Tuesday, June 03, 2008
A couple of days ago I posted a photo of this little boat's bigger brother for the Round Robin Photo Challenge, Tiny. In that entry I guessed that the larger ship was a netsuke. It seemed to fit the description in some ways, but I couldn't be sure. In the course of my research I found no netsuke that really looked similar.
Then I found the website for the International Netsuke Society, and I figured these would be the people who'd know. Among the contemporary artists featured there is Doug Sanders, a fellow Hoosier who does beautiful miniature work in wood. (You definitely want to check out his site: Buxus Sempervirens.) I sent off an email, and he graciously took a look at the photos and sent this reply:
"Vicki- I think it's exactly as you've been told: a Chinese peach pit carving. The tiny holes top and bottom are likely original to the pit itself. There's not much netsuke-like there.
"Still, it's a fun curio to have around."
I must admit that I was a bit disappointed at first, but I quickly got over it. Doug's email sent me off in the right direction, and the more I read the more intrigued I became.
Nut and fruit-stone carving, known as Hedaio, is a Chinese art of its own with a history dating back to at least the Song Dynasty, over a thousand years ago, and are still being made today. The best are incredibly detailed and quite valuable. Boats were a popular subject, many including a figure of a famous Chinese poet Su Shi. Apparently, the carved characters in the bottom are poetry, and it is relatively unusual to find that.

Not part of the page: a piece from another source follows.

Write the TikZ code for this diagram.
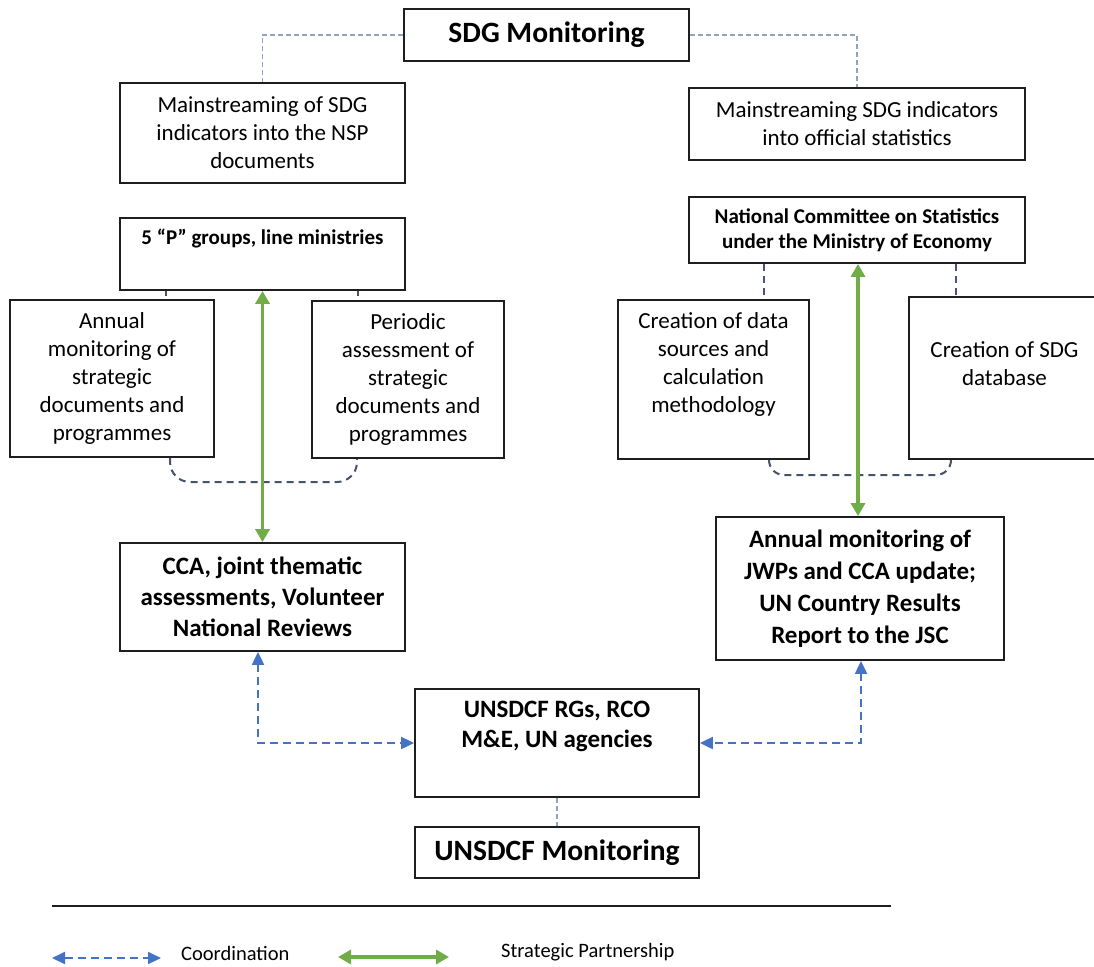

In Chinese folklore, peaches are associated with longevity and good luck, and peachwood charms are thought to ward off evil spirits. Peach pits are therefore a popular material for this art form. Walnuts and olive pits are used too; a tiny hole is drilled in the end of those, and a little worm is inserted and left inside to hollow out the nut.
I want to thank both Karen Funk Blocher of Outpost Mavarin for the Round Robin topic that set me off on this little adventure and, again, Doug Sanders for steering me straight. I've gone off on so many tangents and learned so much about Chinese art and culture from this. It's been a fun week!